Effie Richards, American (Iñupiaq), born 1893

Doll representing an Iñupiaq woman carrying a child on her back, holding an ulu and dish

  • Collected by 1954
  • Wood, fur, and hide
  • Hood Museum of Art, Dartmouth College: The Wellington Indian Doll Collection, Gift of Barbara Wellington Wells; 987.35.26717

    visibilityLook & Discuss

Although this doll was made for sale, girls often received dolls and miniature tools to play with to encourage them to prepare for their roles as adults.


explore the object

This doll is wearing the traditional winter dress of an Iñupiaq woman: boots, leggings, mittens, and a special parka with a large hood known as an amauti. Historically, women carried babies in the hoods of their amauti until the babies were about two years old. A strap inside wrapped around the mother’s waist and under the baby’s bottom to hold the child in place. The child would wear a soft caribou skin stuffed with moss as a diaper. He or she could easily be switched from back to front for breastfeeding.

The doll’s clothing is made of a variety of furs and hide. Effie Richards made the clothing beautiful by varying the colors of the fur to create patterns in the parka, embellishing the hem and shoulder panels with fabric trim, and trimming the tops of the boots with red flannel. The parka is probably made of caribou hide. The white fur came from the underbelly of the caribou, and the darker fur from the upper part of the body. (See Clothing and Regalia to view similar forms of winter clothing.)

Iñupiaq, one of two miniature ulus, possibly for a doll, collected 1948–57. Aluminum and wood, 1 1/4 in.
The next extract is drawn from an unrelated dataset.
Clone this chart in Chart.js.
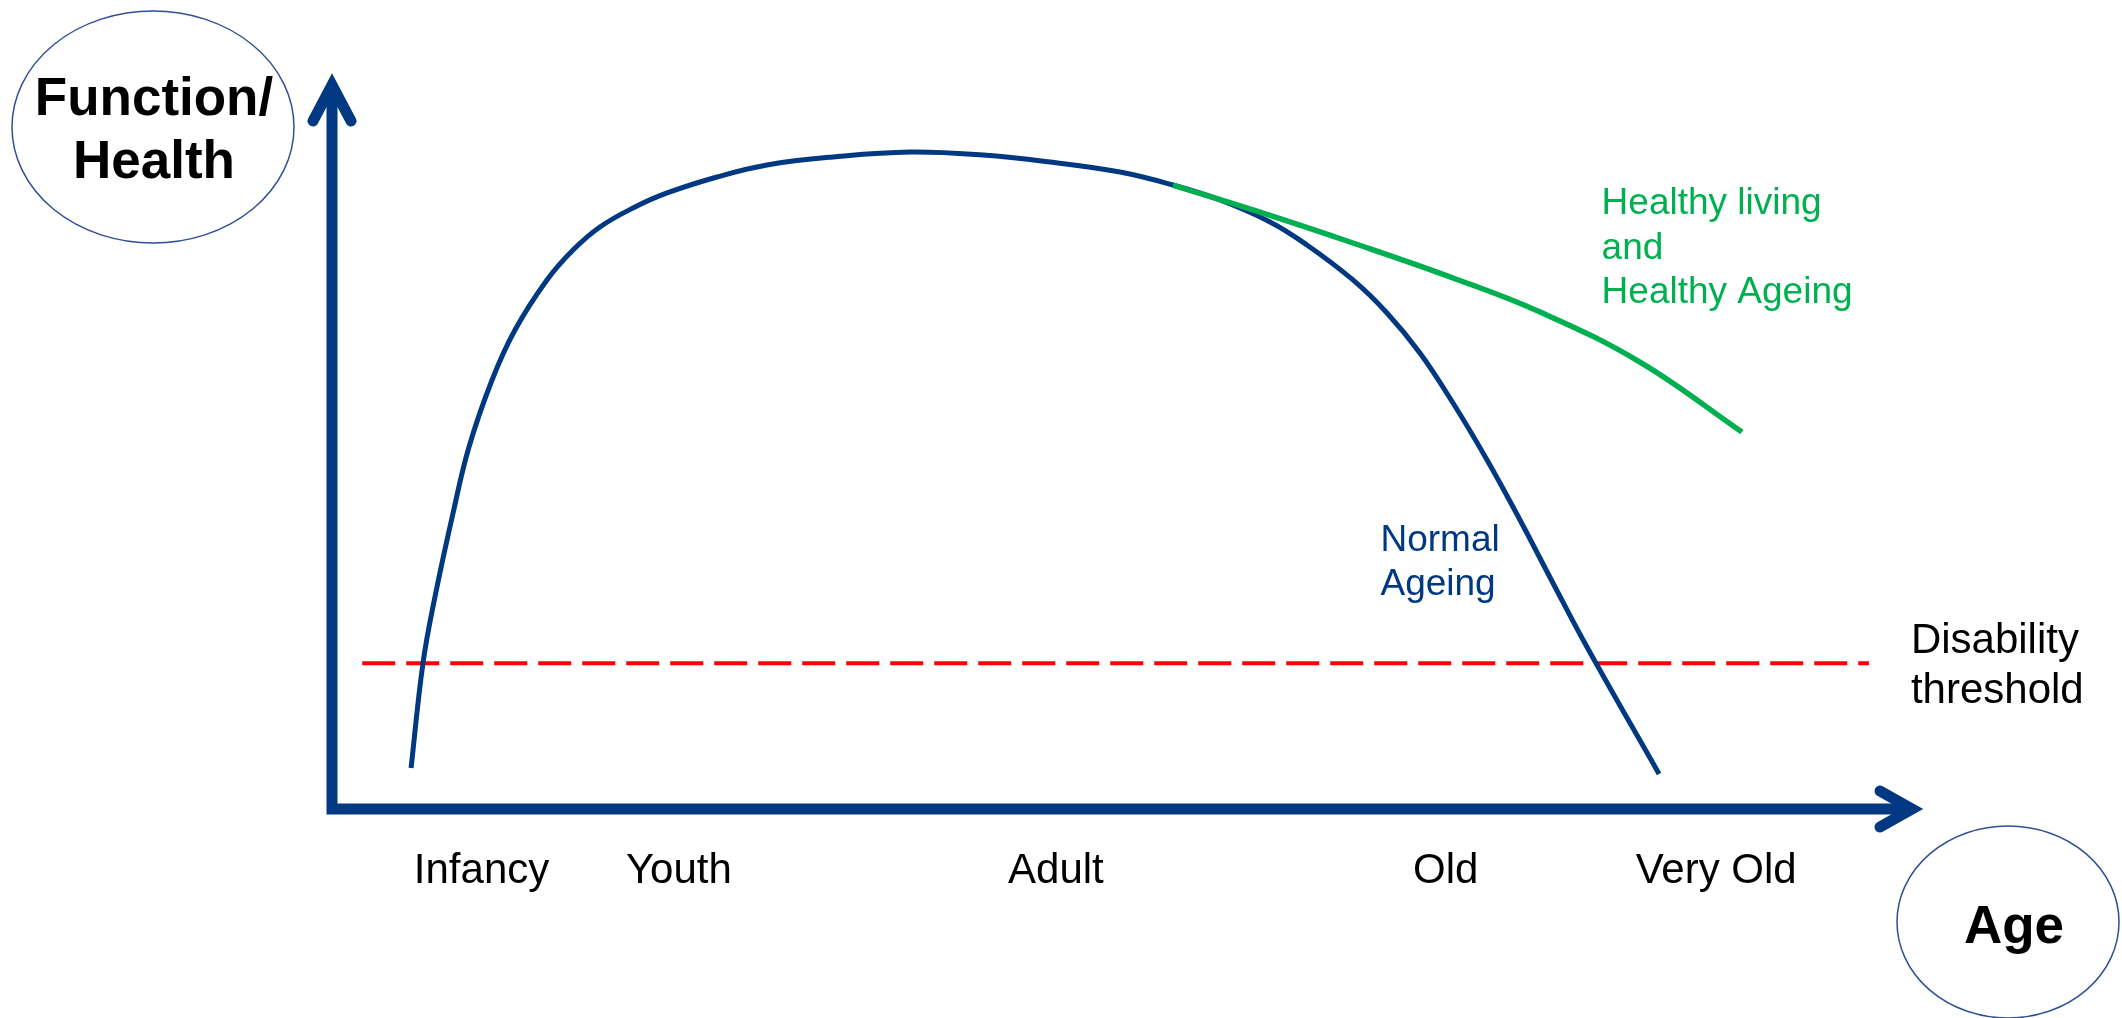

Hood Museum of Art, Dartmouth College: Gift of Sally Carrighar; 166.43.16174.

She carries a bowl in one hand and has an ulu, the woman’s knife, a tool with a semi-circular blade for skinning animals and preparing hides, attached to her belt. A little girl might use this doll to pretend to care for a child, or to practice preparing food, hides, or clothing.

The doll’s head is made of wood. It has a delicately drawn, realistic face. Her chin has been tattooed with three vertical lines, a common style among the Iñupiaq and many other cultures in the Arctic. This traditional practice dates back centuries but was banned by 19th- and 20th-century missionaries. It is now coming back with younger generations across the Arctic.


Meet the Artist

Effie Richards was a skilled “skin sewer,” who along with her sister, Ethel Washington, used her talents to make and sell dolls. Washington popularized a type of doll known as a “portrait-style” doll. She carved the heads of her dolls out of wood collected from the nearby Kobuk River, adding realistic faces. In this, she broke with tradition, because carving was traditionally male work. Washington was the first doll maker whose name became known to non-indigenous buyers. Her success in the 1950s inspired other doll makers in the settlement of Kozebue, including her sister, Effie. These examples made by Effie Richards embody many elements of Washington’s dolls, including the types of accessories Richards added: a bow and a sheathed knife for the male doll, and a bowl and ulu for the female doll.